Letters to a Young Doctor by Richard Selzer

Letters to a Young Doctor by Richard Selzer

Author:Richard Selzer
Language: eng
Format: epub
Publisher: Houghton Mifflin Harcourt


Letter to a Young Surgeon V

IN THE MOMENTS BEFORE SURGERY, look, if you will, at the tray upon which the instruments lie. There is a certain restlessness among the hemostats and forceps. Do you detect it? A cabin fever, like the eagerness of hounds wanting to be set free in the woods. Even surgeons who have never learned the knack of loving people will love these simple, hard, shiny tools, knowing that they will not betray him.

Surgical instruments, like the brush and palette knife of the artist, possess a mystic anonymity. It is only when they are taken into the hand and guided that they become identifiable as tools or implements. A knife is but a knife until it becomes a scalpel. Only then is it exalted. What a far cry these glittering tools from the fleams and stylets of ancient man, yet no more beautiful for all their complexity. The man who took up the splintered thighbone of a gelded lamb in order to couch the cataract of his tribes fellow was no less a surgeon than the man who squeezes the trigger of a laser gun.

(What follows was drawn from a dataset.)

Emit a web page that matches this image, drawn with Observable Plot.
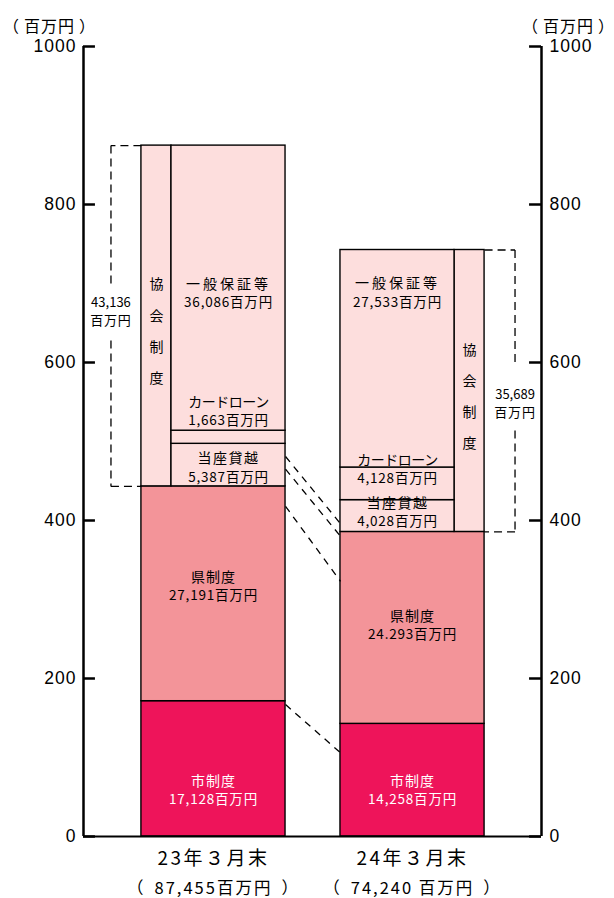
<!DOCTYPE html>
<html><head><meta charset="utf-8">
<script src="https://cdn.jsdelivr.net/npm/d3@7"></script>
<script src="https://cdn.jsdelivr.net/npm/@observablehq/plot@0.6"></script>
<style>
body{margin:0;background:#fff}
</style>
</head><body><div id="chart"></div>
<script>
// ---- data (百万円) ----
const categories = ["23年３月末", "24年３月末"];
const totalLabels = ["（87,455百万円）", "（74,240 百万円）"];
const shiValues = [17128, 14258];      // 市制度
const kenValues = [27191, 24293];      // 県制度
const tozaValues = [5387, 4028];       // 当座貸越
const cardValues = [1663, 4128];       // カードローン
const ippanValues = [36086, 27533];    // 一般保証等
const kyokaiTotals = [43136, 35689];   // 協会制度
const shiLabels = ["17,128百万円", "14,258百万円"];
const kenLabels = ["27,191百万円", "24.293百万円"];
const tozaLabels = ["5,387百万円", "4,028百万円"];
const cardLabels = ["1,663百万円", "4,128百万円"];
const ippanLabels = ["36,086百万円", "27,533百万円"];
const kyokaiLabels = ["43,136", "35,689"];
const unitLabel = "百万円";
const yTicks = [0, 200, 400, 600, 800, 1000];
// dashed connector lines between the bars (axis units, as drawn)
const connectorFrom = [481, 465, 418, 167];
const connectorTo = [396, 380, 323, 106];

// ---- layout ----
const U = 100; // axis unit = 100 百万円
const xmin = 0.347, xmax = 2.648;
const half = 0.362, colW = 0.151, brk = 0.153, tickLen = 0.06;
const colors = {shi: "#ee145a", ken: "#f39499", kyo: "#fddedd"};

const segs = [];
categories.forEach((c, i) => {
  const cx = i + 1, L = cx - half, R = cx + half;
  const base = (shiValues[i] + kenValues[i]) / U;
  const top = base + kyokaiTotals[i] / U;
  const colL = i === 0 ? L : R - colW, colR = i === 0 ? L + colW : R;
  const subL = i === 0 ? L + colW : L, subR = i === 0 ? R : R - colW;
  segs.push({x1: L, x2: R, y1: 0, y2: shiValues[i] / U, s: "shi"});
  segs.push({x1: L, x2: R, y1: shiValues[i] / U, y2: base, s: "ken"});
  segs.push({x1: colL, x2: colR, y1: base, y2: top, s: "kyo"});
  let y = base;
  for (const v of [tozaValues[i], cardValues[i], ippanValues[i]]) {
    segs.push({x1: subL, x2: subR, y1: y, y2: y + v / U, s: "kyo"});
    y += v / U;
  }
});

// label centre positions (axis units)
const pos = [
  {shi: 58.2, ken: 316.5, toza: 466.5, card: 538, ippan: 687.3, col: 646, brk: 664.6},
  {shi: 58.2, ken: 267.7, toza: 410.5, card: 464.6, ippan: 688, col: 563, brk: 547.5}
];
const line1 = [], line2 = [];
categories.forEach((c, i) => {
  const cx = i + 1, L = cx - half, R = cx + half;
  const subC = i === 0 ? (L + colW + R) / 2 : (L + R - colW) / 2;
  const add = (x, y, a, b, fill = "black") => { line1.push({x, y, text: a, fill}); line2.push({x, y, text: b, fill}); };
  add(cx, pos[i].shi, "市制度", shiLabels[i], "white");
  add(cx, pos[i].ken, "県制度", kenLabels[i]);
  add(subC, pos[i].toza, "当座貸越", tozaLabels[i]);
  add(subC, pos[i].card, "カードローン", cardLabels[i]);
  add(subC, pos[i].ippan, "一般保証等", ippanLabels[i]);
});

const verticals = categories.map((c, i) => ({
  x: i === 0 ? 1 - half + colW / 2 : 2 + half - colW / 2,
  y: pos[i].col, text: "協\n会\n制\n度"
}));
const brackets = categories.map((c, i) => {
  const base = (shiValues[i] + kenValues[i]) / U;
  const top = base + kyokaiTotals[i] / U;
  const edge = i === 0 ? 1 - half : 2 + half;
  const bx = i === 0 ? edge - brk : edge + brk;
  return {edge, bx, base, top, y: pos[i].brk, text: kyokaiLabels[i]};
});
const gaps = [[700, 628], [596, 514]];
const bracketLines = [];
brackets.forEach((b, i) => {
  bracketLines.push({x1: b.edge, y1: b.top, x2: b.bx, y2: b.top});
  bracketLines.push({x1: b.bx, y1: b.top, x2: b.bx, y2: gaps[i][0]});
  bracketLines.push({x1: b.bx, y1: gaps[i][1], x2: b.bx, y2: b.base});
  bracketLines.push({x1: b.bx, y1: b.base, x2: b.edge, y2: b.base});
});
const connectors = connectorFrom.map((f, i) => ({x1: 1 + half, y1: f, x2: 2 - half, y2: connectorTo[i]}));

const jp = "'Noto Sans CJK JP', sans-serif";
const num = "'Liberation Sans', Arial, sans-serif";
const chart = Plot.plot({
  width: 614, height: 898,
  marginLeft: 83, marginRight: 73, marginTop: 46, marginBottom: 62,
  x: {domain: [xmin, xmax], axis: null},
  y: {domain: [0, 1000], axis: null},
  style: {fontFamily: jp, background: "white", color: "black", overflow: "visible"},
  marks: [
    Plot.rect(segs, {x1: "x1", x2: "x2", y1: "y1", y2: "y2", fill: d => colors[d.s], stroke: "black", strokeWidth: 1.4}),
    Plot.link(connectors, {x1: "x1", y1: "y1", x2: "x2", y2: "y2", stroke: "black", strokeWidth: 1.3, strokeDasharray: "7,6"}),
    Plot.link(bracketLines, {x1: "x1", y1: "y1", x2: "x2", y2: "y2", stroke: "black", strokeWidth: 1.3, strokeDasharray: "8,5"}),
    Plot.text(line1, {x: "x", y: "y", text: "text", fill: "fill", fontSize: 14, dy: -9}),
    Plot.text(line2, {x: "x", y: "y", text: "text", fill: "fill", fontSize: 13.5, dy: 9.5}),
    Plot.text(verticals, {x: "x", y: "y", text: "text", fontSize: 14, lineHeight: 2.22, lineAnchor: "middle"}),
    Plot.text(brackets, {x: "bx", y: "y", text: "text", fontSize: 13, dy: -9, fill: "black"}),
    Plot.text(brackets, {x: "bx", y: "y", text: () => unitLabel, fontSize: 13, dy: 9, fill: "black"}),
    // axes
    Plot.ruleX([xmin, xmax], {y1: 0, y2: 1000, stroke: "black", strokeWidth: 2.5}),
    Plot.ruleY([0], {x1: xmin, x2: xmax, stroke: "black", strokeWidth: 2}),
    Plot.ruleY(yTicks, {x1: xmin, x2: xmin + tickLen, stroke: "black", strokeWidth: 2.5}),
    Plot.ruleY(yTicks, {x1: xmax - tickLen, x2: xmax, stroke: "black", strokeWidth: 2.5}),
    Plot.text(yTicks, {x: xmin, y: d => d, text: d => String(d), dx: -7, textAnchor: "end", fontSize: 17.5, fontFamily: num, fill: "black"}),
    Plot.text(yTicks, {x: xmax, y: d => d, text: d => String(d), dx: 8, textAnchor: "start", fontSize: 17.5, fontFamily: num, fill: "black"}),
    Plot.text(["（百万円）"], {x: xmin, y: 1000, dx: -34, dy: -20, fontSize: 16, fill: "black"}),
    Plot.text(["（百万円）"], {x: xmax, y: 1000, dx: 27, dy: -20, fontSize: 16, fill: "black"}),
    Plot.text(categories, {x: (d, i) => i + 1, y: 0, dy: 22, text: d => d, fontSize: 19, fill: "black"}),
    Plot.text(totalLabels, {x: (d, i) => i + 1, y: 0, dy: 52, text: d => d, fontSize: 16.5, fill: "black"})
  ]
});
document.getElementById("chart").appendChild(chart);

// per-text letter spacing (style only)
const spacing = {"一般保証等": 3, "当座貸越": 1.5, "カードローン": -0.5, "市制度": 1, "県制度": 1,
  "（百万円）": 1, "23年３月末": 2.5, "24年３月末": 2.5, "（87,455百万円）": 2, "（74,240 百万円）": 2};
const parenGap = {"（百万円）": 4, "（87,455百万円）": 9, "（74,240 百万円）": 9};
d3.select(chart).selectAll("text").each(function () {
  const t = this.textContent;
  if (this.querySelector("tspan")) return;
  if (spacing[t] != null) this.style.letterSpacing = spacing[t] + "px";
  else if (/百万円$/.test(t)) this.style.letterSpacing = "0.8px";
  else if (/^\d+$/.test(t)) this.style.letterSpacing = "1px";
  if (parenGap[t] != null) {
    const g = parenGap[t];
    const parts = [t.slice(0, 1), t.slice(1, -1), t.slice(-1)];
    this.textContent = "";
    parts.forEach((p, k) => {
      const ts = document.createElementNS("http://www.w3.org/2000/svg", "tspan");
      ts.textContent = p;
      if (k > 0) ts.setAttribute("dx", g);
      this.appendChild(ts);
    });
  }
});
</script>
</body></html>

We are too removed from our tools. It is a kind of betrayal of our craft. Because we do not make our instruments with our own hands, we do not use them to best advantage. Our relationship to our instruments is a more distant and formal one than were it still necessary to chisel the nib of a knife from a stone or sharpen a goose quill into a probe. A great oboist cuts and ties his own reeds. So does the fisherman his trout flies. In so doing these men infuse them with their spirit. If the gift of prophecy has not deserted me, I should say that such men will make sweeter music and catch bigger fish than those who place their craft in the hands of manufacturers. There is something soulless about a steel blade that is punched out identical to all others by a machine, is used one time and then discarded.

An ancient tradition commands that on the night prior to a single combat that is to decide the fate of an empire, or on the eve of one’s coronation, one must perform certain rites so as to be in a condition of greatest strength and purity. To do so is but to show reverence for the task ahead. Cleansing of the spirit is achieved through prayer and meditation; cleansing of the body, through bathing, fasting and abstinence from sex. It does not seem to me overly harsh to require of a man who will be crowned king in the morning that he absent himself from palatine and penile felicity on the night before. One’s coronation is not, after all, a Monday, Wednesday and Friday affair. But were we who practice surgery to so deprive ourselves on every operation eve, I very much fear that no patient would be safe from our blood lust!